Spark: persist and repartition order

I have the following code:

val data = input.map{... }.persist(StorageLevel.MEMORY_ONLY_SER).repartition(2000)

I am wondering what's the difference if I do the repartition first like:

val data = input.map{... }.repartition(2000).persist(StorageLevel.MEMORY_ONLY_SER)

Is there a difference in the order of calling reparation and persist? Thanks!

Solution

Yes, there is a difference.

In the first case you get persist RDD after map phase. It means that every time data is accessed it will trigger repartition.

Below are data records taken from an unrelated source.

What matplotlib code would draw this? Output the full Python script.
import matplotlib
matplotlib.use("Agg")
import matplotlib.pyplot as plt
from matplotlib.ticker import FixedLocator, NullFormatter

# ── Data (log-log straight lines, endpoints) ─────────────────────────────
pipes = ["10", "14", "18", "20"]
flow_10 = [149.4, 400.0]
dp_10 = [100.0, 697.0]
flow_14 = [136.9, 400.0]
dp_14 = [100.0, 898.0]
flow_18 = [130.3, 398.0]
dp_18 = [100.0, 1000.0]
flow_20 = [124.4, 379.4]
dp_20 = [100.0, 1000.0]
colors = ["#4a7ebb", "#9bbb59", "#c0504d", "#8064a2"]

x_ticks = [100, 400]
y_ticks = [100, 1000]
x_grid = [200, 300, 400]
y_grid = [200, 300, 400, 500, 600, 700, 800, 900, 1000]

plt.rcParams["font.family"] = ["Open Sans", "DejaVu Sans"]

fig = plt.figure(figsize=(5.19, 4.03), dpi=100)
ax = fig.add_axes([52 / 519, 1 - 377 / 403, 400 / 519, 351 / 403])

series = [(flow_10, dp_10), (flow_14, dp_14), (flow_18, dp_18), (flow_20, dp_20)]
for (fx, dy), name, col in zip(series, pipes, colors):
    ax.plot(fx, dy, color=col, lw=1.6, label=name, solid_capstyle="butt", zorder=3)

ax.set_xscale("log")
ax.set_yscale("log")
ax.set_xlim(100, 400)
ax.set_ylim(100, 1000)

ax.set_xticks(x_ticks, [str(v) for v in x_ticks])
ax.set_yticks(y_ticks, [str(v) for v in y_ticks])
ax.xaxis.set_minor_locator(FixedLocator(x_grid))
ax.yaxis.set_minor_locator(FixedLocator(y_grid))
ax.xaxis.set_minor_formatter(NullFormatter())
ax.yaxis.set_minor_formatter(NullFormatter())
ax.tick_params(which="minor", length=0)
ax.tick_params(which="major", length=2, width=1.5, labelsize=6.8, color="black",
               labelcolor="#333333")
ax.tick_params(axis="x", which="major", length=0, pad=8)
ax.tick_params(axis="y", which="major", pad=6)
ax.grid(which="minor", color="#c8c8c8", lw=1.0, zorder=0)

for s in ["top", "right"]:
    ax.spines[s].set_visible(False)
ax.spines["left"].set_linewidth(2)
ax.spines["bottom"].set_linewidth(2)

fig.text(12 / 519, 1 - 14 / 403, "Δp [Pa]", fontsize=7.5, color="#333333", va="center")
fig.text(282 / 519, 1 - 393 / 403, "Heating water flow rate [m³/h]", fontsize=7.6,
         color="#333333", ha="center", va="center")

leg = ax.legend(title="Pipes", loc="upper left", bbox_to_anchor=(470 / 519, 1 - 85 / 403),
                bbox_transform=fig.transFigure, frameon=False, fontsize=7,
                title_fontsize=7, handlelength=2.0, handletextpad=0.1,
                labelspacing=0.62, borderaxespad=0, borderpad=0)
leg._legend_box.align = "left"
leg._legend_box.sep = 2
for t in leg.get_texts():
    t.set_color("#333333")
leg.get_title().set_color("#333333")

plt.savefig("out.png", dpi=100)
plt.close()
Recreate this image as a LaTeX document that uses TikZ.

In the second case you cache after repartitioning. When data is accessed, and has been previously materialized, there is no additional work to do.

To prove lets make an experiment:

import  org.apache.spark.storage.StorageLevel

val data1 = sc.parallelize(1 to 10, 8)
  .map(identity)
  .persist(StorageLevel.MEMORY_ONLY_SER)
  .repartition(2000)
data1.count()

val data2 = sc.parallelize(1 to 10, 8)
  .map(identity)
  .repartition(2000)
  .persist(StorageLevel.MEMORY_ONLY_SER)
data2.count()

and take a look at the storage info:

sc.getRDDStorageInfo

// Array[org.apache.spark.storage.RDDInfo] = Array(
//   RDD "MapPartitionsRDD" (17) StorageLevel:
//       StorageLevel(false, true, false, false, 1);
//     CachedPartitions: 2000; TotalPartitions: 2000; MemorySize: 8.6 KB; 
//     ExternalBlockStoreSize: 0.0 B; DiskSize: 0.0 B,
//   RDD "MapPartitionsRDD" (7) StorageLevel:
//      StorageLevel(false, true, false, false, 1);
//    CachedPartitions: 8; TotalPartitions: 8; MemorySize: 668.0 B; 
//    ExternalBlockStoreSize: 0.0 B; DiskSize: 0.0 B)

As you can see there are two persisted RDDs, one with 2000 partitions, and one with 8.